The front bedroom has walk-in dressing room, and a shower room en suite, and the room’s two tall windows and long, billowing gauze or voile nets immediately draw you to the views beyond.
This tranquil retreat is carpeted too, like the living room beneath, and the back bedroom has its wood floors all polished to a buff, plus original fireplace.
It would be shame to feel like you’ve seen the best of No 4 at this stage. Go on, make it up the next and final flight and there’s an attic level with comforts and character as unstinting as any of the lower three floors.
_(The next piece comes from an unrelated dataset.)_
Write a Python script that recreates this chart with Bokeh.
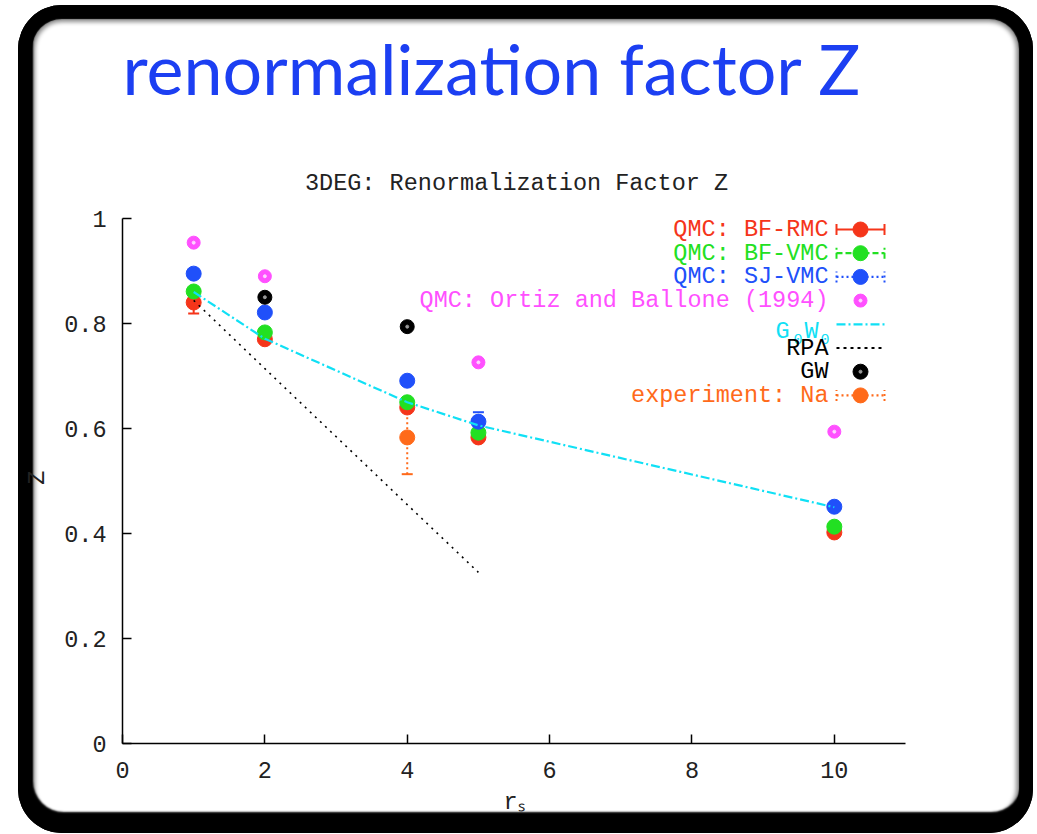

Again, the bedroom is to the front, for light and views which you seen only when you step up to the dormer and Velux in the sloping roof, where and a dominant feature is the exposed timber joists and rafters, wrapped around with fairy lights for evening, magical twinkles.
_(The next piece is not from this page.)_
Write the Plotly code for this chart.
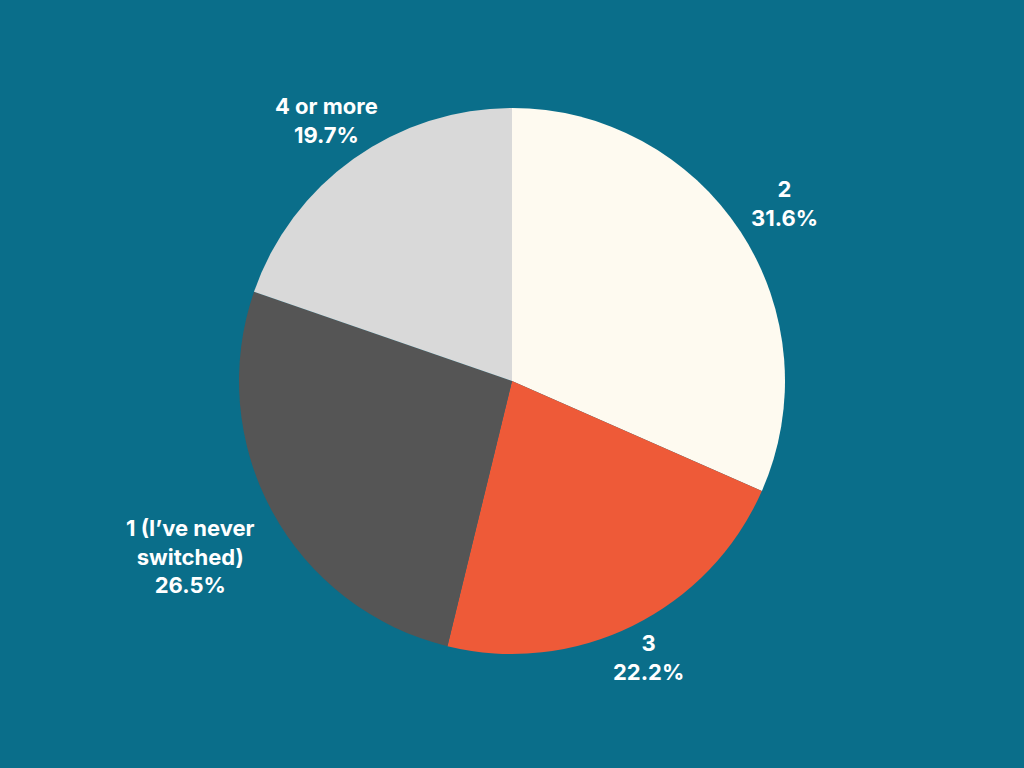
import numpy as np
import plotly.graph_objects as go

# survey answers, clockwise from 12 o'clock
labels = ["2", "3", "1 (I’ve never<br>switched)", "4 or more"]
values = [31.6, 22.2, 26.5, 19.7]
colors = ["#fefaf0", "#ee5a38", "#555555", "#d9d9d9"]

bg = "#0a6e8a"
W, H = 1024, 768
cx, cy, R = 512, 381, 273          # pie centre / radius in px
label_dist = [1.19, 1.13, 1.34, 1.17]  # how far out each label sits (x radius)

fig = go.Figure()
fig.add_trace(go.Pie(
    labels=labels,
    values=values,
    sort=False,
    direction="clockwise",
    rotation=0,
    marker=dict(colors=colors, line=dict(width=0)),
    textinfo="none",
    hoverinfo="label+percent",
    showlegend=False,
    domain=dict(x=[(cx - R) / W, (cx + R) / W], y=[1 - (cy + R) / H, 1 - (cy - R) / H]),
))

# labels outside, along the middle of each slice
total = sum(values)
start = 0
for lab, v, k in zip(labels, values, label_dist):
    mid = (start + v / 2) / total * 2 * np.pi
    start += v
    px_ = cx + k * R * np.sin(mid)
    py_ = cy - k * R * np.cos(mid)
    fig.add_annotation(
        x=px_ / W, y=1 - py_ / H, xref="paper", yref="paper",
        text=f"{lab}<br>{v / total:.1%}",
        showarrow=False, xanchor="center", yanchor="middle", align="center",
        font=dict(family="Inter", size=22, color="white", weight="bold"),
    )

fig.update_layout(
    width=W,
    height=H,
    paper_bgcolor=bg,
    plot_bgcolor=bg,
    margin=dict(l=0, r=0, t=0, b=0),
    showlegend=False,
)

fig.write_html("out.html",
               config={"displayModeBar": False},
               post_script="document.body.style.margin='0';document.body.style.background='%s';" % bg)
The room is in two sections, with dressing area, and the back of this level houses a bathroom with contemporary trim and fixtures, but most of all held in thrall by a double-ended free-standing bath, a modern take on the roll-top original.
If, by any chance, you’ve paused to take a breath here at level four, spare a thought for whoever had to get this bath up here. It’s a job for life.
Just about every square foot of this house’s 2,018 sq ft is pristine and upgraded and smart, done with a savvy decor that’s both personal yet not too individual as to suit a variety of tastes, or ages, or profiles.
Windows are double glazed, and there’s gas central heating, so comfort levels for residents should be ensured (and, being mid-terraced, there’s two less external walls for heat to be lost through.)
This house is sort of an attractive filling between two outdoor bonus selling points.
The back courtyard with stone and brick arch under the steps has old-world old attractions, and may get light at the start and end of the day, depending on seasons and the sun’s height in the sky, while the front garden is just a sun-soaker.
A trellised arch with roses leads from the communal drive, past No 4’s private garage/store (it would fit a small car, at a pinch) to a mature garden with lawn, colourful shrubs and some mature trees, and there’s a sheltered seating bower here too built as part of the garage, for views.
It adds a whole, extra hideaway dimension to the city living vibe the house itself gives off.
Externally too, there’s a definite feel along the hard-to-access Montenotte Road of living in an older part of the city that has learned to accommodate itself, changes in lifestyles and aspirations, the passing of time and generations, blow-ins who fall for the bohemian, arty air, and the ‘lifers’.
No 4 is Rockview Terrace is being vacated with much trading-down reluctance by a ‘lifer’, but is being handed over, with pride, in pin-sharp order.